2 of 342 comments (clear)

  1. Re:Non story by alvinrod · · Score: 4, Informative

    Most of the Caribbean islands have much smaller populations, around 100,000 or less and the islands with millions of people tend to have several lakes and rivers. It's a lot easier to deal with smaller populations, especially when that infrastructure has already been built and adjusted to meet the needs of population over time. Setting up new desalination plants to support millions of people is a logistical nightmare even if you have a highly competent team tackling the problem.

  2. Re:How do some people use so much? by buchanmilne · · Score: 5, Informative

    You each use only 16 gallons per month? Less than half a gallon a day? Is Saturday bath day in your house? Is the last person to bathe the one who drains the tub? I must be misunderstanding what you're saying.

    No, he said:

    My water bill for a family of 4 is at the 2K gallon rate which is about 16 gallons each for a month

    2000 gallons /month/family
    * 1/4 family/person = 500 gallons / person / month
    * 1/30 month/day = 16.66 gallons / person / day
    * 3.785 gallons / litre
    = 63 litre/person/day

    That's not too bad.

    We live in Cape Town, our household (comprising 2 adults, 3 kids aged 3-8) uses 5kl/month, or 33.3 litres / person / day, well below the 87l limit (but there isn't much more we can do to save water in our house). This includes:
    - All personal hygeine (toilet, shower etc.) except obviously anything at work/school (we don't shower at a gym or anything like that)
    - All washing (dishes, laundry etc.) and cleaning in the house
    - All drinking water and food preparation
    - We use grey water (e.g. collect bath and shower water) for our small vegetable garden, but haven't used any water for the rest of the garden since they started water restrictions.
    - The kids share one small plastic bath tub inside the normal bath tub, adults show with a 20l container in the shower, and don't use more than that, and don't shower every day (2-3 times a week).
    - We haven't washed our cars in a year.

    Lots of people have installed rain collection tanks and complete grey-water systems, and some have had boreholes/wells drilled (but there are long waiting lists with all contractors who install all of these).

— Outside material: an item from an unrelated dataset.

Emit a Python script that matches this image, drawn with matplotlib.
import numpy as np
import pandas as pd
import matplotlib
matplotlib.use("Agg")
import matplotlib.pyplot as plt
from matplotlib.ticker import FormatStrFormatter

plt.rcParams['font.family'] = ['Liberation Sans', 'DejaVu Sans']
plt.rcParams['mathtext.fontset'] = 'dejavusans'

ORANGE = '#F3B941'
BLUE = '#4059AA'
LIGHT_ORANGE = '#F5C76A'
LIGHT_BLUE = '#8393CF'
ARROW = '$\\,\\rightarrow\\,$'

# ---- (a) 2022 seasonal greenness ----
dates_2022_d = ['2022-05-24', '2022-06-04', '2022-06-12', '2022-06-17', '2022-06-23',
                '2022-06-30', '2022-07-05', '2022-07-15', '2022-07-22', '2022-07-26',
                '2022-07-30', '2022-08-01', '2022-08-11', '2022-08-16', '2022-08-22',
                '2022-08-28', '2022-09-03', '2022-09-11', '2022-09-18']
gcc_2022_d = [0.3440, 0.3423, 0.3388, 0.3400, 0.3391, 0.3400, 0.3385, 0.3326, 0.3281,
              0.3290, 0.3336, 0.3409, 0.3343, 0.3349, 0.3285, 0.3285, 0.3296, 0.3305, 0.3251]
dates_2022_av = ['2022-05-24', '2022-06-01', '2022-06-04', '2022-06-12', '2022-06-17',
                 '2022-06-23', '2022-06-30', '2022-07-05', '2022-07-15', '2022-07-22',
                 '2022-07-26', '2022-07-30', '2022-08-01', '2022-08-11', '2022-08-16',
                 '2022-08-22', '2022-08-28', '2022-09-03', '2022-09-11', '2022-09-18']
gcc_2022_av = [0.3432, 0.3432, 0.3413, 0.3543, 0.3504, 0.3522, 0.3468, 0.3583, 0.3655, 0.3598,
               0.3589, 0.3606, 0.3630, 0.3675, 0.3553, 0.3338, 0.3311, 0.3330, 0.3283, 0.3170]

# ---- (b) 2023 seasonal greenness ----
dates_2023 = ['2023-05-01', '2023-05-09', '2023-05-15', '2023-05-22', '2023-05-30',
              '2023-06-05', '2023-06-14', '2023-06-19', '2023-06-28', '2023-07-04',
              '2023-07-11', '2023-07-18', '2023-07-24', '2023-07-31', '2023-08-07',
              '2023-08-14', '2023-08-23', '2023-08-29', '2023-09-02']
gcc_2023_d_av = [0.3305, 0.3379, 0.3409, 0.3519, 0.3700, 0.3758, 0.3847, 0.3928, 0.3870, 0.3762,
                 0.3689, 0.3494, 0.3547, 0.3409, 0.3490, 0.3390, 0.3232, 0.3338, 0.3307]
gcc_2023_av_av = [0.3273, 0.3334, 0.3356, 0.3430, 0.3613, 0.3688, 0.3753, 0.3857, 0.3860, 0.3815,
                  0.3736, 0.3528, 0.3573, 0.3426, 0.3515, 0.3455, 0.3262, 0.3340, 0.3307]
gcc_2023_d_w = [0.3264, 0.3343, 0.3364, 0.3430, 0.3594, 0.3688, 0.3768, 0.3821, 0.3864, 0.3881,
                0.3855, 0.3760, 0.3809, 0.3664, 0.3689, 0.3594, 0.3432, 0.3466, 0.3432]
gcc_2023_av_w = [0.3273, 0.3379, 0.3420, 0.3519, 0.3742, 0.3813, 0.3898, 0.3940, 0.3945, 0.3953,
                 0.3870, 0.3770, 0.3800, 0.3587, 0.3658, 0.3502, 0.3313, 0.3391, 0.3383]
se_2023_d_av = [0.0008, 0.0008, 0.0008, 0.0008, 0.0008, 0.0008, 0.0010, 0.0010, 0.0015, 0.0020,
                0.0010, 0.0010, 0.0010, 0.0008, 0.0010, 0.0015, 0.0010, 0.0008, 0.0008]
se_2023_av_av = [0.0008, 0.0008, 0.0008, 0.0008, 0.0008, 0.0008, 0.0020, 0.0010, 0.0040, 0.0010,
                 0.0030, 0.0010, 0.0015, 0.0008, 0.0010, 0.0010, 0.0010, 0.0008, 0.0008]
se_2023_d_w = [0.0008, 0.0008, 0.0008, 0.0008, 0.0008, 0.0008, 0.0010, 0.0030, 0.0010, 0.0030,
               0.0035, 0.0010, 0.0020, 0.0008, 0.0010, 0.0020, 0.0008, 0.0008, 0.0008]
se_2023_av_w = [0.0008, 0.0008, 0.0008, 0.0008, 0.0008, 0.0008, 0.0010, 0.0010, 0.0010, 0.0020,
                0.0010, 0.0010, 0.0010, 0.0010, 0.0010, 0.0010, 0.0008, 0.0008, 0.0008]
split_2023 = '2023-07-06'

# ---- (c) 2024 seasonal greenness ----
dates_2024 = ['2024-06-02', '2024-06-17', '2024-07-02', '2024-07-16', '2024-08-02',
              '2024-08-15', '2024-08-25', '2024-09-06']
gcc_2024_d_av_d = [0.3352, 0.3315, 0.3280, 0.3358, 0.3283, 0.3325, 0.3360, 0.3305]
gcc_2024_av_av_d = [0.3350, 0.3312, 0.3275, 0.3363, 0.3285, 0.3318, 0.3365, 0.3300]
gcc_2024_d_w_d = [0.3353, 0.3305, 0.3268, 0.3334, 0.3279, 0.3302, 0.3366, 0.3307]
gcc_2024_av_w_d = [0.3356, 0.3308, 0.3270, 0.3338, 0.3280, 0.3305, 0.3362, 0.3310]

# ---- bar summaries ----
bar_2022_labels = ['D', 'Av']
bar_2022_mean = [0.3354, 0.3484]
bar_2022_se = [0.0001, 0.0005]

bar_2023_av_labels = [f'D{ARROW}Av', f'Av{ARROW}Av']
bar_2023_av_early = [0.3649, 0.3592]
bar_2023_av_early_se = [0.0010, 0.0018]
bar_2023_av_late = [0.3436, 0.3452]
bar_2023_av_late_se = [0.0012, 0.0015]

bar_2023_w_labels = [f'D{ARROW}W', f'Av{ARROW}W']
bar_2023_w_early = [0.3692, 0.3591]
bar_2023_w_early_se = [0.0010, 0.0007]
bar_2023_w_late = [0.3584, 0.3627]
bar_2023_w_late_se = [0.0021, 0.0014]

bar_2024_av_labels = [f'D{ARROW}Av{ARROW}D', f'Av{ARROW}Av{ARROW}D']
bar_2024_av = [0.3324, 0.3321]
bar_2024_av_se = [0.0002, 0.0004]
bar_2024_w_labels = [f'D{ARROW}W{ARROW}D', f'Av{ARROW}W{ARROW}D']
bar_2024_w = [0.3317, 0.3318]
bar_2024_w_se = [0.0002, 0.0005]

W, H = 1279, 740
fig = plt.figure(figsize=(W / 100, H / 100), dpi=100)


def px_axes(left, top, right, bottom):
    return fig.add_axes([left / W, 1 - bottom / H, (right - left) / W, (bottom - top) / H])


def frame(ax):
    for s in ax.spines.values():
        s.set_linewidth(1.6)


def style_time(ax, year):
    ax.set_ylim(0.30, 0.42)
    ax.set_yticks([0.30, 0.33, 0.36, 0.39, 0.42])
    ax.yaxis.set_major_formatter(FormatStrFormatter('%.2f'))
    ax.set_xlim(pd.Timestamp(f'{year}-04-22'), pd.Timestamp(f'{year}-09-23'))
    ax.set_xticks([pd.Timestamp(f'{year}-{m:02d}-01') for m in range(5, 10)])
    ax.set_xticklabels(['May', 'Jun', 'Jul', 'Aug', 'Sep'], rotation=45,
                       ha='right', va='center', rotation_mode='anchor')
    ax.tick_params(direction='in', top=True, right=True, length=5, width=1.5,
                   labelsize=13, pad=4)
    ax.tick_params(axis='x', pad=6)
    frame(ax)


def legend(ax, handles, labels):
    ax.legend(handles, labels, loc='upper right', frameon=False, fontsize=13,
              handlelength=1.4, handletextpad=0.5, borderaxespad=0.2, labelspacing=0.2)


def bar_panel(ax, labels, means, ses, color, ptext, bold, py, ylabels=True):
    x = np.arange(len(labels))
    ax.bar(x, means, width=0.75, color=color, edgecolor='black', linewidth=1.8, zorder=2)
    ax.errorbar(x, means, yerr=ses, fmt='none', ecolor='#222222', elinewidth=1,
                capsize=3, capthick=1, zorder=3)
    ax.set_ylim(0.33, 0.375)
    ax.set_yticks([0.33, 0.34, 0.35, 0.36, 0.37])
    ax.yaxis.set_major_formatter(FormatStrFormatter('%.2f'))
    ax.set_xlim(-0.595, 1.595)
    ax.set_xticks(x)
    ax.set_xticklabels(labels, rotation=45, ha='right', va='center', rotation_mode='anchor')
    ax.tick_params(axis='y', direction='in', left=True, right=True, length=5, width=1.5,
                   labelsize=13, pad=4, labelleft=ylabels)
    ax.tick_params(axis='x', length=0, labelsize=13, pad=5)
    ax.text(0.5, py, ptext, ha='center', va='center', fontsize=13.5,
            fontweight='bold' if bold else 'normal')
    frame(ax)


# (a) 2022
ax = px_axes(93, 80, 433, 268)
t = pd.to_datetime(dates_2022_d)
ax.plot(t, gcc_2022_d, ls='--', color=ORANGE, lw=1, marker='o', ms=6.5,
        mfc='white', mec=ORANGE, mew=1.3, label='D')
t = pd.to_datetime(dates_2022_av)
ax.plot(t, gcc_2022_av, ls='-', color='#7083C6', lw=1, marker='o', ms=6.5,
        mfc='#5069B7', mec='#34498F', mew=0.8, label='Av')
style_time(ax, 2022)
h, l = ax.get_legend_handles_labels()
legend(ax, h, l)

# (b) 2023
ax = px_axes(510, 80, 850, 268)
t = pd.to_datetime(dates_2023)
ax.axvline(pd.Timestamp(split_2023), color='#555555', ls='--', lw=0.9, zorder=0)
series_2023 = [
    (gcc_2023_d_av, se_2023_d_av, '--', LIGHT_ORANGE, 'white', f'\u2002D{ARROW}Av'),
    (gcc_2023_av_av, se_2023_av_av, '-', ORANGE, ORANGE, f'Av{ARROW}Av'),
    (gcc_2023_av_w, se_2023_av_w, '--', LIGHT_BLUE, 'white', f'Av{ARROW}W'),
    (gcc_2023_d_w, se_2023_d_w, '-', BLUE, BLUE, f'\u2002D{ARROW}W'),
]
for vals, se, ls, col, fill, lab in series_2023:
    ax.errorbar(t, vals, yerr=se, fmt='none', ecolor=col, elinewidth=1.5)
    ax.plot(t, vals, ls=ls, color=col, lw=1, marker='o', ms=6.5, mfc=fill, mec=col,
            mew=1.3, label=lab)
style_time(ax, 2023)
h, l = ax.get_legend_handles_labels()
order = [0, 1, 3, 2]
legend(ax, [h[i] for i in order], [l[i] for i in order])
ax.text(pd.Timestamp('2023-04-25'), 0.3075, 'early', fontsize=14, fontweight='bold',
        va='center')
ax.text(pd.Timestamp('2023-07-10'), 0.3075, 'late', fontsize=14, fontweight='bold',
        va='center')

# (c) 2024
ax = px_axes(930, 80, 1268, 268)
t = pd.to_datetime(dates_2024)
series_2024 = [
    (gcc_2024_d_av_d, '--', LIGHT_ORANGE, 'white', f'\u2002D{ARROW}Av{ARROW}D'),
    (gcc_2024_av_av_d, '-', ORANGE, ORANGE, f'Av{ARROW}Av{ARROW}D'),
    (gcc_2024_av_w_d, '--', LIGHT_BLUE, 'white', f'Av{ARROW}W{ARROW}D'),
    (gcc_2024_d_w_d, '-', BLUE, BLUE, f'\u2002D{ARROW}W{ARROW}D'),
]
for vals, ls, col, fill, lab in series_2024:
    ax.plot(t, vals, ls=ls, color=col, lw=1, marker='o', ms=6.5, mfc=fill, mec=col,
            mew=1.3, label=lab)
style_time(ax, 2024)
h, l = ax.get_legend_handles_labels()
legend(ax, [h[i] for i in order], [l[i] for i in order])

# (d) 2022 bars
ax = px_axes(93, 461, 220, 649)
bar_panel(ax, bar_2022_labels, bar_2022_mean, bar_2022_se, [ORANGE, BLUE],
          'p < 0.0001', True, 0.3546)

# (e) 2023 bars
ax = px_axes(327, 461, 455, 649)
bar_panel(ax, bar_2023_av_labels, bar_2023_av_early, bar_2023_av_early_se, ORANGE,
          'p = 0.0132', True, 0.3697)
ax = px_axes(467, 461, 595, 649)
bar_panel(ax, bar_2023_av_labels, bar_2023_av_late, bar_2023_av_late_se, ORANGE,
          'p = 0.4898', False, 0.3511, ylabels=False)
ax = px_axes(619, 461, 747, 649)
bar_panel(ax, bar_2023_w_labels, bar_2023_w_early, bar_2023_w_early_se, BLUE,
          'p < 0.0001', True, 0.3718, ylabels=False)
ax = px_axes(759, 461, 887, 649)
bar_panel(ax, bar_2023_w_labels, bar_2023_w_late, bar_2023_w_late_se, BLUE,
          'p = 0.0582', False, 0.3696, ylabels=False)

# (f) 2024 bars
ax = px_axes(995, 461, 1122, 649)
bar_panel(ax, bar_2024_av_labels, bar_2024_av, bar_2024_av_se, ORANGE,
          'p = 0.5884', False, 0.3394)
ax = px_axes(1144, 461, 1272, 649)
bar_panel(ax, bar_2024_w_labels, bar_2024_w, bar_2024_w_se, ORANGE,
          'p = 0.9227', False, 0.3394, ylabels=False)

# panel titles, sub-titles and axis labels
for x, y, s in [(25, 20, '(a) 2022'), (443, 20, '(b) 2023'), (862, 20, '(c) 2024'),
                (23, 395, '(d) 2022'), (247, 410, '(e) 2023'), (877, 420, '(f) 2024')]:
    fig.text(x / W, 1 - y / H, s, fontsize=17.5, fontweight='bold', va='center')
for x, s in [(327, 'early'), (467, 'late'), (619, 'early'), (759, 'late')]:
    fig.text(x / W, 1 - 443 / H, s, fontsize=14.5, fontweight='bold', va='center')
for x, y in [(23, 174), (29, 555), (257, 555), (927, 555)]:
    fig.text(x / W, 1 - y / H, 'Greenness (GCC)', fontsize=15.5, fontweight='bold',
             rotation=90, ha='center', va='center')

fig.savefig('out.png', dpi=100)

    I don't know why they haven't reduced the limit further, as it really isn't difficult to use less. 50l/person/day is probably achievable and still relatively fair.

    The city has also imposed a 10.5kl limit per household per month, and any household that needs more because they have more than 4 occupants must apply for a higher allocation, but since we are way below we don't apply.

    We know of other people who used didn't abide by the restrictions when they were more lenient, they have been forced to pay to have water restriction devices installed, which limit their daily water use (unused daily water accumulates for the rest of the month, but unused monthly water doesn't accumulate/roll over).

    There are a lot more issues at play here than described in the BBC article, as the majority (60%0 of the water available in the dams in the Western Cape was allocated by the national government to agriculture. That is understandable, as even that allocation is too little for them (with the amount of rain over the past year), with many farmers having to choose between killing their livestock and taking loans to buy feed (and still possibly have to kill the livestock later anyway).

    For some detail on how bad the drought is, see some rainfall stats for Cape Town. The past 3 years we have had less than the 20th percentile of annual rainfall over the last 40 years.

    You can also see the trend of water storage in the dams here

    We really hope some of the short-term mitigation plans (small-scale desalination plants that can be completed before we run out of water, ground-water extraction etc.) are sufficient to get us to Winter (and rain), but we if the trend of the last 3 years continues, we may not make it to Dec.